Арканжела Таработти, против своей воли отданная в венецианский монастырь Святой Анны, где спустя тридцать два года она скончалась, весь свой гнев выместила на бумаге. В выдающемся произведении «Обманутое простодушие» она резко нападала на тиранию отцов, заточавших дочерей в монастыри ради предотвращения сокращения или разделения семейного состояния или для того, чтобы не отказывать себе в греховных утехах. Ваша жестокость, обрушивала она на них свой гнев, превосходит бездушие Нерона или Диоклетиана, потому что в отличие от этих бессердечных отцов те всего лишь «жестоко убивали и терзали тела мучеников», но не истязали их души. Хуже всего было предательство. Эти мужчины с наслаждением смотрели, как их маленькие нежные девочки лепетали свои первые слова, изящно резвились, радостно пели свои детские песни. А потом «вероломно, плетя сети лжи и обмана, они думали только о том, как бы от них поскорее избавиться и похоронить их, будто бы они до скончания века были мертвыми в монастырях, прикрепленные к ним неразрывными узами»[362]
.Сама природа монастырской жизни была противоестественна, писала Арканжела. Эта кроткая, нежная девочка должна была обрезать свои длинные кудри – символ свободы. С нее сняли яркие платьица и обрядили в тусклые балахоны. Она должна была подчиняться монастырским правилам, есть, молиться, размышлять по расписанию, не поднимать взгляд от земли, не болтать, подавлять все чувства, даже тоску по отнятому домашнему очагу. И этому образу жизни ей надлежало следовать до самой смерти, то был пожизненный приговор без права обжалования. «На вратах ада написано: “Оставь надежду, всяк сюда входящий”; на вратах монастырей должно быть написано то же самое. А еще больнее было бы прибавить к этой надписи то, что относится к умирающим: “Меня окружают смертные муки. Адские муки окружают меня”»[363]
.«Почему бы не убивать по одному младенцу мужского пола на семью?» – с горечью высказала предположение Арканжела. По крайней мере, их невинные души улетят прямо в небо. Но похищенные и заживо погребенные монахини будут погружаться в огненные глубины, чтобы отыскать там своих измученных отцов. Взгляд в осуждающие лица дочерей станет для них гораздо страшнее, чем другие муки ада.

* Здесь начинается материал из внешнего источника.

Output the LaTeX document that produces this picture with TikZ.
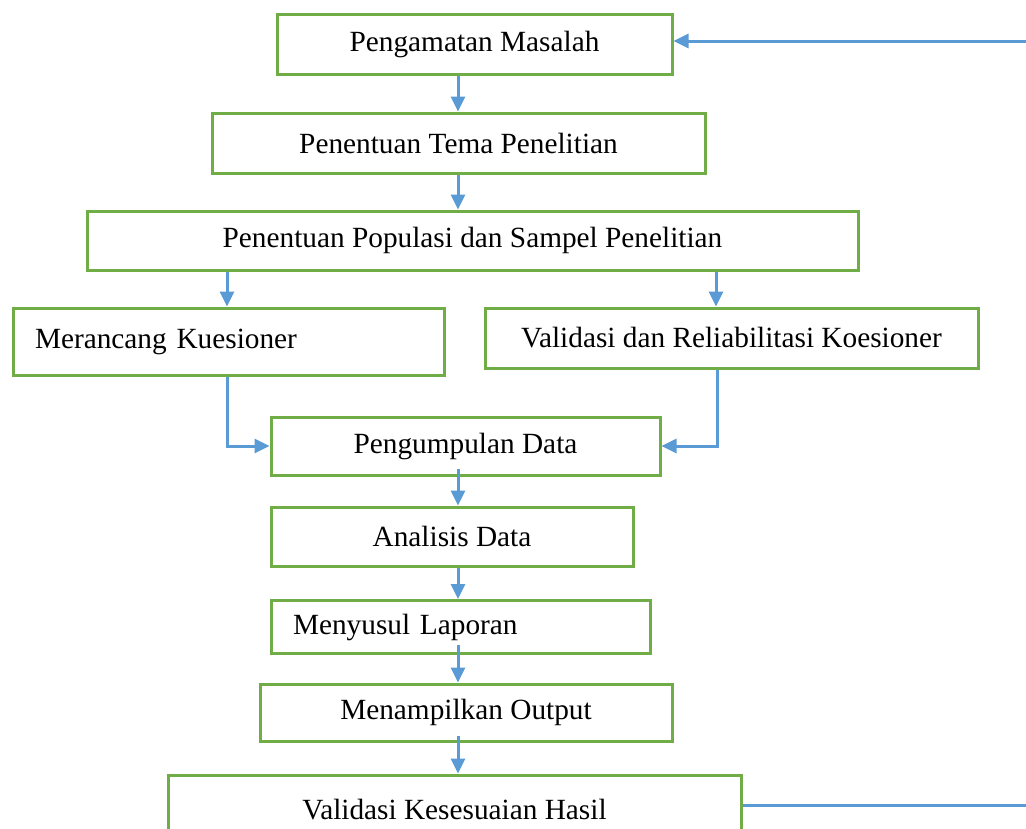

Причина, по которой ты отдаешь свою дочь на поношение, писала Арканжела, насильно прячешь ее в монастырь, обрекая на ненавистную ей жизнь, заключается в том, что ты хочешь обманом лишить ее наследства, чтобы передать ее долю кому-нибудь другому, кто тебе больше нравится. Обвинение Арканжелы не было преувеличением. Один англичанин отослал нежеланных дочерей в монастырь в Европе, где они чахли в нищете и одиночестве. Оторванные от дома, они писали письма, умоляя продолжать с ними связь и не лишать их любви. Отец ответил им отказом – одного письма в год вполне достаточно, написал он. В Италии один отец завещал своей насильно отданной в монастырь дочери смешную сумму денег при том условии, что если она станет просить больше, то лишится даже этого. Матери тоже порой бывали бессердечными – Изабелла д’Эсте с радостью отдала своих дочерей Ипполиту и Паолу в монастырь, а потом заметила, что Христос был бы сговорчивым зятем[364]
.Эти выросшие в монастырях дети воспитывались в традиционно монашеском духе и в шестнадцать лет или раньше давали монашеские обеты. Некоторые делали это по собственному желанию или, по крайней мере, не против своей воли, но многие произносили клятвы под страхом избиения или других угроз либо потому, что у них просто не было выбора. Наказания применялись унизительные и жестокие – монахиню могли ударить в лицо ногой, волочь по полу, плевать в нее, подвергать остракизму, лишать пищи, унижать[365]
. Святая Дуселина[366] до крови высекла семилетнюю девочку и угрожала ей смертью за то, что та взглянула на какого-то монастырского работника[367]. Беглецов обычно ловили и подвергали суровым дисциплинарным наказаниям – жестоко избивали, годами держали взаперти, иногда заковывали в кандалы, сажали на хлеб и воду, приговаривали к молчанию, заставляли петь в хоре или выполнять тяжелые работы в храме.Мод из Террингтона была беглянкой, пойманной спустя годы жизни в грехе. Ей навсегда запретили покидать монастырь, обрекли на одиночество, позволяя только петь в хоре, каждый день избивали, унижали, лишали нормальной еды, обувь разрешали надевать только два раза в неделю и навсегда запретили какие бы то ни было связи или переписку с внешним миром. Отношение к Мод было особенно суровым, но факт оставался фактом: нарушение усложненных и обычных принципов и ритуалов чуждого образа жизни никогда не оставалось безнаказанным.